Road traffic fatalities in Cyprus were recorded at 57 per one million inhabitants which is just above the EU average of 52 and far below Romania’s 96, according to the latest data released on Wednesday.
The island’s lowest recorded proportion of traffic victims, according to Eurostat, was in 2013 with 51 per one million inhabitants. The highest was witnessed in 2015 at 67.
Wednesday’s data are for 2018 which saw a notable improvement from the year before when Cyprus recorded 62 deaths per one million.
Authorities have been under pressure for years to bring down the number of road fatalities.
MPs are set to vote on a comprehensive – but complicated – bill to overhaul the fines and penalties for traffic violations.
For example, the current penalty for not wearing a safety helmet on a motorbike is 85 euros but is set to increase to 200 euros. For a second offence within 12 months, this would spike to 300 euros.
The government’s bill would also increase speeding fines five-fold – so five euros instead of just one euro for every kilometre over the speed limit.

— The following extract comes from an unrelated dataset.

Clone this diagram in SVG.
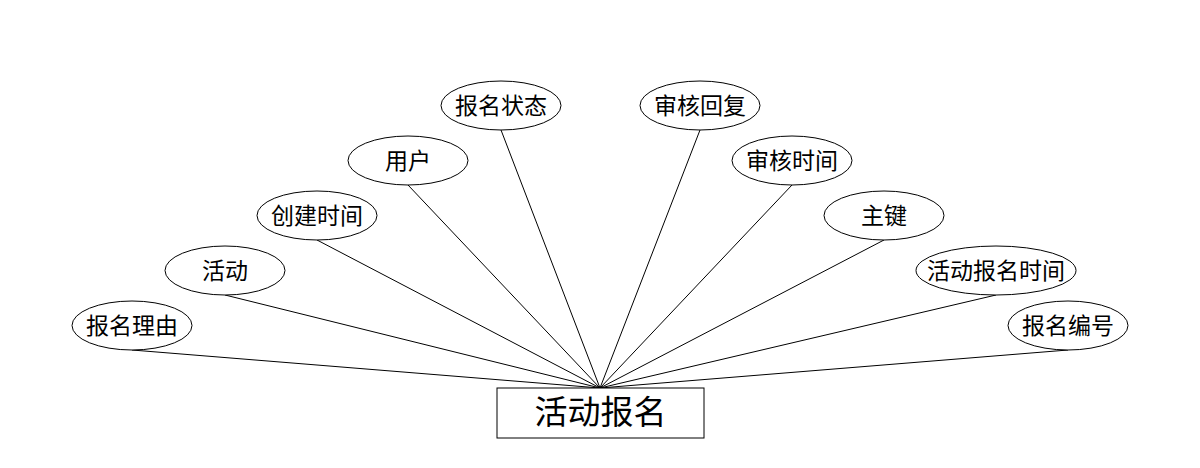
<svg xmlns="http://www.w3.org/2000/svg" width="1200" height="468" viewBox="0 0 1200 468">
<style>
.e{fill:#fff;stroke:#000;stroke-width:1}
.t{font-family:"Liberation Sans","Noto Sans CJK SC",sans-serif;font-size:23px;fill:#000;text-anchor:middle;dominant-baseline:central}
.c line{stroke:#000;stroke-width:1}
</style>
<rect width="1200" height="468" fill="#fff"/>
<g class="c" id="connectors">
<line x1="600" y1="388" x2="132" y2="350"/>
<line x1="600" y1="388" x2="225" y2="295"/>
<line x1="600" y1="388" x2="317" y2="240"/>
<line x1="600" y1="388" x2="408" y2="185"/>
<line x1="600" y1="388" x2="501" y2="130"/>
<line x1="600" y1="388" x2="700" y2="130"/>
<line x1="600" y1="388" x2="792" y2="185"/>
<line x1="600" y1="388" x2="884" y2="240"/>
<line x1="600" y1="388" x2="996" y2="295"/>
<line x1="600" y1="388" x2="1068" y2="350"/>
</g>
<g id="main"><rect x="497" y="388" width="207" height="50" fill="#fff" stroke="#000"/><text class="t" x="600.5" y="412.5" style="font-size:33px">活动报名</text></g>
<g id="a1"><ellipse class="e" cx="132" cy="325.5" rx="60" ry="24.5"/><text class="t" x="132" y="326">报名理由</text></g>
<g id="a2"><ellipse class="e" cx="225" cy="270.5" rx="60" ry="24.5"/><text class="t" x="225" y="271">活动</text></g>
<g id="a3"><ellipse class="e" cx="317" cy="215.5" rx="60" ry="24.5"/><text class="t" x="317" y="216">创建时间</text></g>
<g id="a4"><ellipse class="e" cx="408" cy="160.5" rx="60" ry="24.5"/><text class="t" x="408" y="161">用户</text></g>
<g id="a5"><ellipse class="e" cx="501" cy="105.5" rx="60" ry="24.5"/><text class="t" x="501" y="106">报名状态</text></g>
<g id="a6"><ellipse class="e" cx="700" cy="105.5" rx="60" ry="24.5"/><text class="t" x="700" y="106">审核回复</text></g>
<g id="a7"><ellipse class="e" cx="792" cy="160.5" rx="60" ry="24.5"/><text class="t" x="792" y="161">审核时间</text></g>
<g id="a8"><ellipse class="e" cx="884" cy="215.5" rx="60" ry="24.5"/><text class="t" x="884" y="216">主键</text></g>
<g id="a9"><ellipse class="e" cx="996" cy="270.5" rx="80" ry="24.5"/><text class="t" x="996" y="271">活动报名时间</text></g>
<g id="a10"><ellipse class="e" cx="1068" cy="325.5" rx="60" ry="24.5"/><text class="t" x="1068" y="326">报名编号</text></g>
</svg>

There are many other strict changes set to take place, such as offenders committing a combination of violations – speeding while under the influence of drugs – could face jail time.
The hope is by increasing the disincentives for committing traffic violations there will be fewer accidents.
Elsewhere in Europe, the UK recorded 28 deaths per million inhabitants in traffic accidents, Ireland 29, Sweden 32 and Greece 65.